Indeed, Burroughs’s text is undeniably racist. From Tarzan’s first glimpse of the black warrior cavalcade, the black Africans appear more like jungle beasts than civilized humans. On their heads is not hair, but rather “kinky wool” resembling “tufts of gay feathers” (70). Cult-like tattoos consisting of concentric circles and parallel lines cover their foreheads and breasts. Just as Tarzan admired the “might lips and powerful fangs” of the apes (40), so too does he observe that the Africans’ “yellow teeth were filed to sharp points, and their great protruding lips added still further to [their] low and bestial brutishness” (70).

But is Burroughs’s text unintentionally “racist”? Throughout the novel, what he shows but does not say is that whites are less adept at surviving in primeval conditions than these “savage” blacks. Perhaps an alternative reading of Tarzan of the Apes is in order: Burroughs emphasizes the blacks’ barbaric lifestyle to prove that white American and European stock has atrophied from millennia of the evolution of civilization.

Because Burroughs leads readers to condemn the Africans’ means of survival, it is easy to forget the simple fact that they survive. Moreover, unlike the whites who do escape the jungle, the blacks survive without Tarzan’s assistance; in fact, they do so in spite of him. Tarzan’s parents are in Africa only a few days before fear drives Alice to insanity (27); little more than one year elapses before both are dead (29, 34). When another set of mutineers maroons the Arrow’s passengers, the “fierce jungle would [have made] easy prey” of Professor Porter, Mr. Philander, Clayton, Jane, and Esmerelda had not Tarzan intervened to save their lives (117). Later, nearly all the French officers die when ambushed by the Africans, who prove valiant opponents for representatives of two of the world’s most formidable forces. Even D’Arnot (“‘an officer and a gentleman—a title conferred on many, but deserved by so few’”) prepares to die before Tarzan rescues him (191).

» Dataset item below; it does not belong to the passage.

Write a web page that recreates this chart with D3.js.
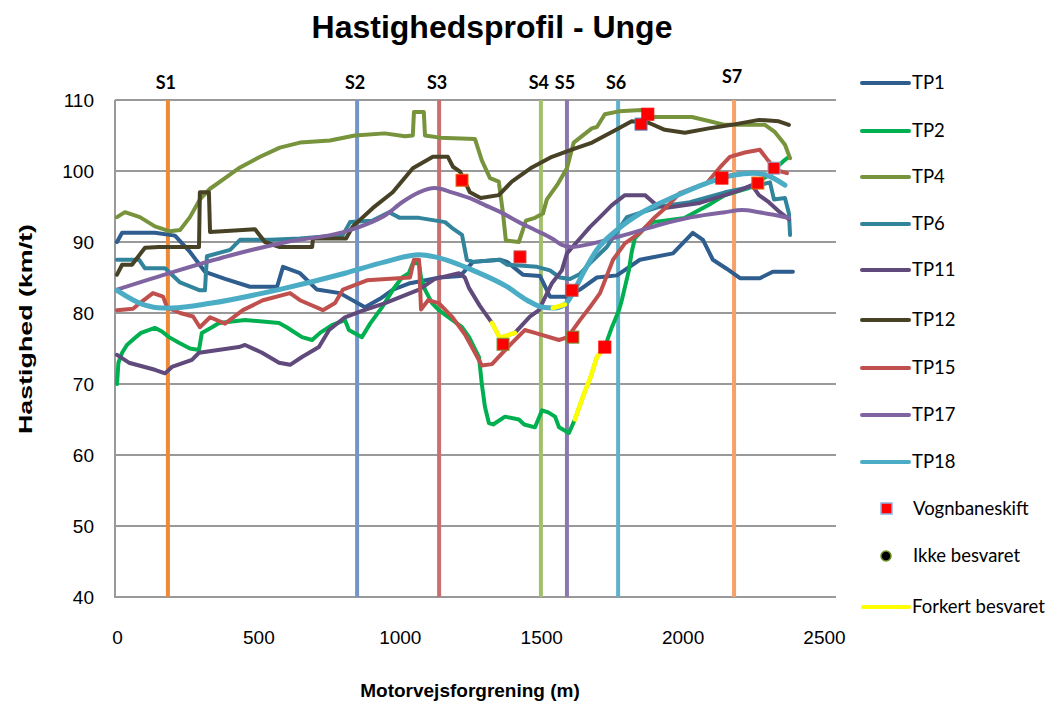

Considering the above evidence, what was Burroughs’s intention behind the racist aspects of Tarzan of the Apes? Quite simply, it is impossible to be sure. In a 1949 issue of Open Road, Burroughs explains, “I was not writing because of any urge to write nor for any particular love of writing. I was writing because I had a wife and two babies” (263). Indeed, Burroughs may have raised no objections to Disney’s posthumous editorial adjustments to his plot; Disney’s purely romantic adventure also made money, which was also Burroughs’s initial intention. But to omit Tarzan’s racist scenes is, at the very least, to overlook one of Burroughs’s social critiques. He emphasizes the lethargy of white civilized society by strategically contrasting it to the Africans’ way of life throughout the novel. Writing just before the United States enters World War I, Burroughs suggests that even if the Africans are barbarians, they are also survivors. For American soldiers likewise to survive, they will have to revert to the same means that Burroughs leads his readers to condemn. Tarzan—the idealized man—is not realistic, but the jungle conditions which he faces more or less are. Burroughs seems to suggest that civilization is transient, and the thirst to survive is not a racial issue, but a universal one.

The nature of humanity is something that has always fascinated and continues to fascinate me. I look forward to exploring it further as I develop my essay on Tarzan.